Task requirements
Copy every line of the data in which the word "this" occurs.
┌─ Recorded information
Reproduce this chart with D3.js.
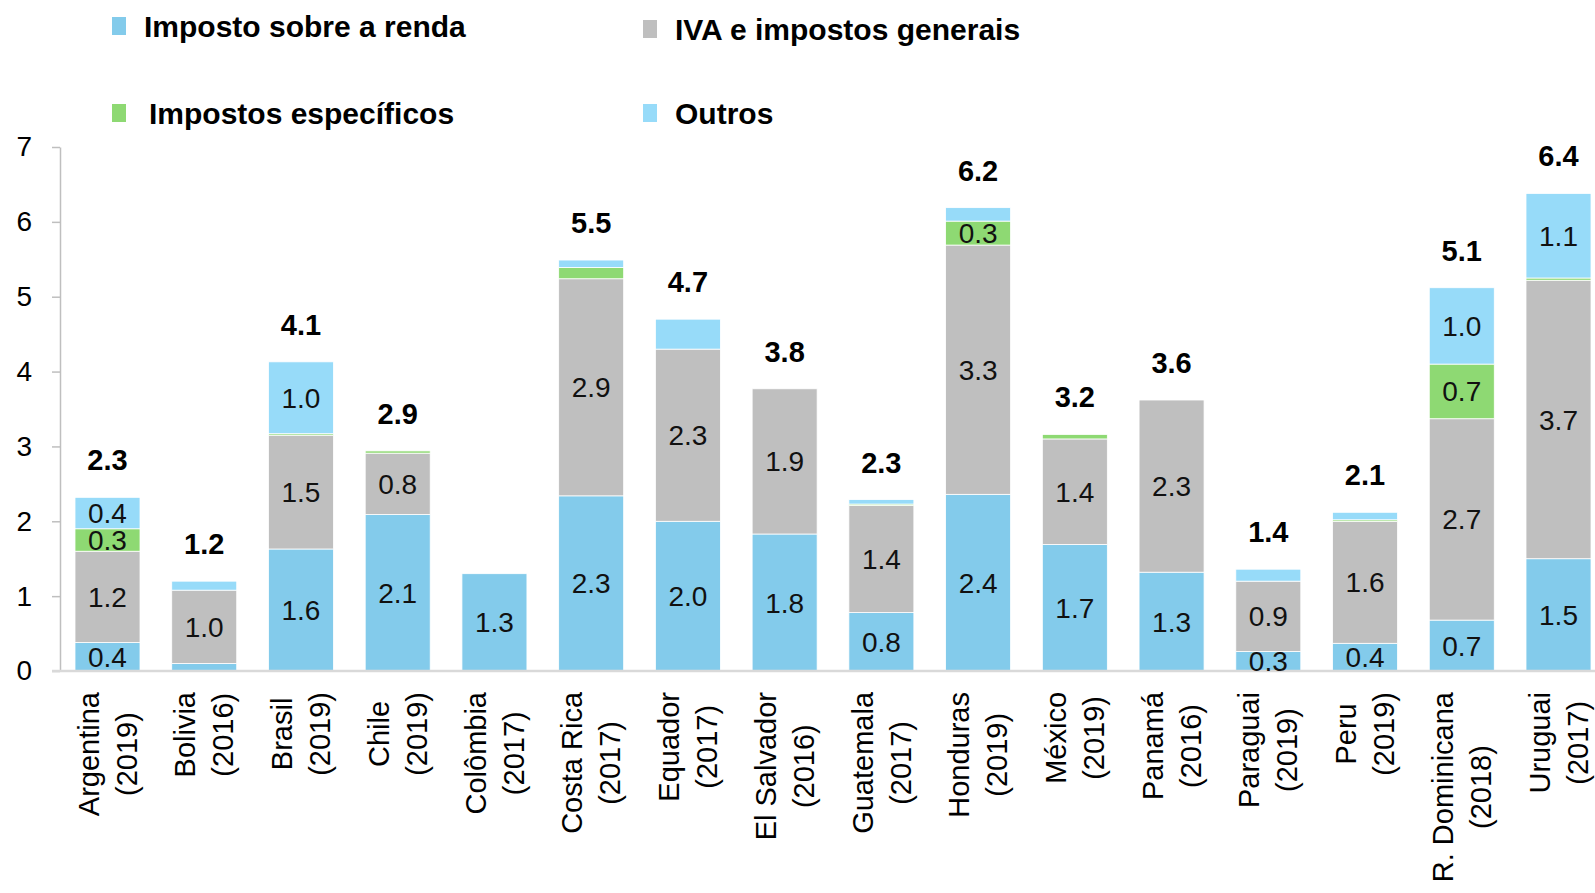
<!DOCTYPE html>
<html>
<head>
<meta charset="utf-8">
<script src="https://cdn.jsdelivr.net/npm/d3@7"></script>
<style>
  body { margin: 0; background: #fff; }
  svg { display: block; font-family: "Liberation Sans", Arial, sans-serif; }
</style>
</head>
<body>
<div id="chart"></div>
<script>
var countries = ['Argentina|(2019)', 'Bolivia|(2016)', 'Brasil|(2019)', 'Chile|(2019)', 'Colômbia|(2017)',
  'Costa Rica|(2017)', 'Equador|(2017)', 'El Salvador|(2016)', 'Guatemala|(2017)', 'Honduras|(2019)',
  'México|(2019)', 'Panamá|(2016)', 'Paraguai|(2019)', 'Peru|(2019)', 'R. Dominicana|(2018)', 'Uruguai|(2017)']

var renda      = [0.38, 0.10, 1.63, 2.09, 1.30, 2.34, 2.00, 1.83, 0.78, 2.36, 1.69, 1.32, 0.26, 0.37, 0.68, 1.50]
var iva        = [1.22, 0.98, 1.52, 0.82, 0,    2.90, 2.30, 1.94, 1.43, 3.33, 1.41, 2.30, 0.94, 1.63, 2.69, 3.72]
var especificos= [0.30, 0,    0.02, 0.03, 0,    0.15, 0,    0,    0.02, 0.32, 0.06, 0,    0,    0.02, 0.73, 0.03]
var outros     = [0.42, 0.12, 0.96, 0,    0,    0.10, 0.40, 0,    0.06, 0.18, 0,    0,    0.16, 0.10, 1.02, 1.13]
var totals     = [2.3, 1.2, 4.1, 2.9, null, 5.5, 4.7, 3.8, 2.3, 6.2, 3.2, 3.6, 1.4, 2.1, 5.1, 6.4]

var seriesNames = ['Imposto sobre a renda', 'IVA e impostos generais', 'Impostos específicos', 'Outros']
var colors = ['#83CBEB', '#BFBFBF', '#8ED973', '#97DBF9']
var yTicks = [0, 1, 2, 3, 4, 5, 6, 7]
// segment labels that were removed in the original
var hiddenLabels = ['Equador|(2017)/3']

var width = 1595, height = 893
var svg = d3.select('#chart').append('svg').attr('width', width).attr('height', height)

var keys = ['renda', 'iva', 'esp', 'outros']
var rows = countries.map((c, i) => ({country: c, renda: renda[i], iva: iva[i], esp: especificos[i], outros: outros[i], total: totals[i]}))
var stack = d3.stack().keys(keys)(rows)

var x = d3.scaleBand().domain(countries).range([60, 1606]).paddingInner(0.328).paddingOuter(0.155)
var y = d3.scaleLinear().domain([0, 7]).range([671, 147])

// axes
var yAxis = svg.append('g').attr('transform', 'translate(60,0)')
  .call(d3.axisLeft(y).tickValues(yTicks).tickFormat(d3.format('d')).tickSize(8).tickSizeOuter(0).tickPadding(20))
yAxis.select('.domain').attr('stroke', '#BFBFBF').attr('stroke-width', 1.5)
yAxis.selectAll('.tick line').attr('stroke', '#BFBFBF').attr('stroke-width', 1.5)
yAxis.selectAll('.tick text').attr('font-size', 28).attr('fill', '#000')
  .attr('font-family', '"Liberation Sans", Arial, sans-serif')

// bars
svg.append('g').selectAll('g').data(stack).join('g')
  .attr('fill', (d, i) => colors[i])
  .selectAll('rect').data(d => d).join('rect')
  .attr('x', d => x(d.data.country))
  .attr('width', x.bandwidth())
  .attr('y', d => y(d[1]))
  .attr('height', d => y(d[0]) - y(d[1]))
  .attr('stroke', '#fff').attr('stroke-width', 0.8)

svg.append('line')
  .attr('x1', 52).attr('x2', width).attr('y1', y(0)).attr('y2', y(0))
  .attr('stroke', '#D9D9D9').attr('stroke-width', 2.5)

// segment labels
stack.forEach((s, si) => {
  svg.append('g').selectAll('text')
    .data(s.filter(d => (d[1] - d[0]) >= 0.25 && !hiddenLabels.includes(d.data.country + '/' + si)))
    .join('text')
    .attr('x', d => x(d.data.country) + x.bandwidth() / 2)
    .attr('y', d => y((d[0] + d[1]) / 2))
    .attr('dy', '0.36em')
    .attr('text-anchor', 'middle')
    .attr('font-size', 28)
    .attr('fill', '#111')
    .text(d => (d[1] - d[0]).toFixed(1))
})

// totals
svg.append('g').selectAll('text').data(rows.filter(d => d.total != null)).join('text')
  .attr('x', d => x(d.country) + x.bandwidth() / 2)
  .attr('y', d => y(d.renda + d.iva + d.esp + d.outros) - 27)
  .attr('text-anchor', 'middle')
  .attr('font-size', 29).attr('font-weight', 'bold')
  .attr('fill', '#000')
  .text(d => d.total.toFixed(1))

// category labels, rotated
var labelTop = 692
svg.append('g').selectAll('g').data(countries).join('g')
  .each(function(c) {
    var g = d3.select(this)
    var lines = c.split('|')
    var t = g.selectAll('text').data(lines).join('text')
      .attr('x', 0)
      .attr('y', (d, i) => (i - 0.5) * 38)
      .attr('dy', '0.35em')
      .attr('text-anchor', 'middle')
      .attr('font-size', 29)
      .attr('fill', '#000')
      .text(d => d)
    var maxW = d3.max(t.nodes(), n => n.getComputedTextLength())
    g.attr('transform', `translate(${x(c) + x.bandwidth() / 2},${labelTop + maxW / 2}) rotate(-90)`)
  })

// legend
var legend = [
  {name: seriesNames[0], color: colors[0], x: 112, y: 26},
  {name: seriesNames[1], color: colors[1], x: 643, y: 29},
  {name: seriesNames[2], color: colors[2], x: 112, y: 113},
  {name: seriesNames[3], color: colors[3], x: 643, y: 113},
]
var lg = svg.append('g').selectAll('g').data(legend).join('g')
  .attr('transform', d => `translate(${d.x},${d.y})`)
lg.append('rect').attr('x', 0).attr('y', -9).attr('width', 14).attr('height', 18).attr('fill', d => d.color)
lg.append('text')
  .attr('x', (d, i) => i % 2 == 0 && i > 0 ? 37 : 32)
  .attr('dy', '0.36em')
  .attr('font-size', 30).attr('font-weight', 'bold')
  .attr('fill', '#000')
  .text(d => d.name)
</script>
</body>
</html>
└─
Written solution
Reproduce this chart with D3.js.
    var g = d3.select(this)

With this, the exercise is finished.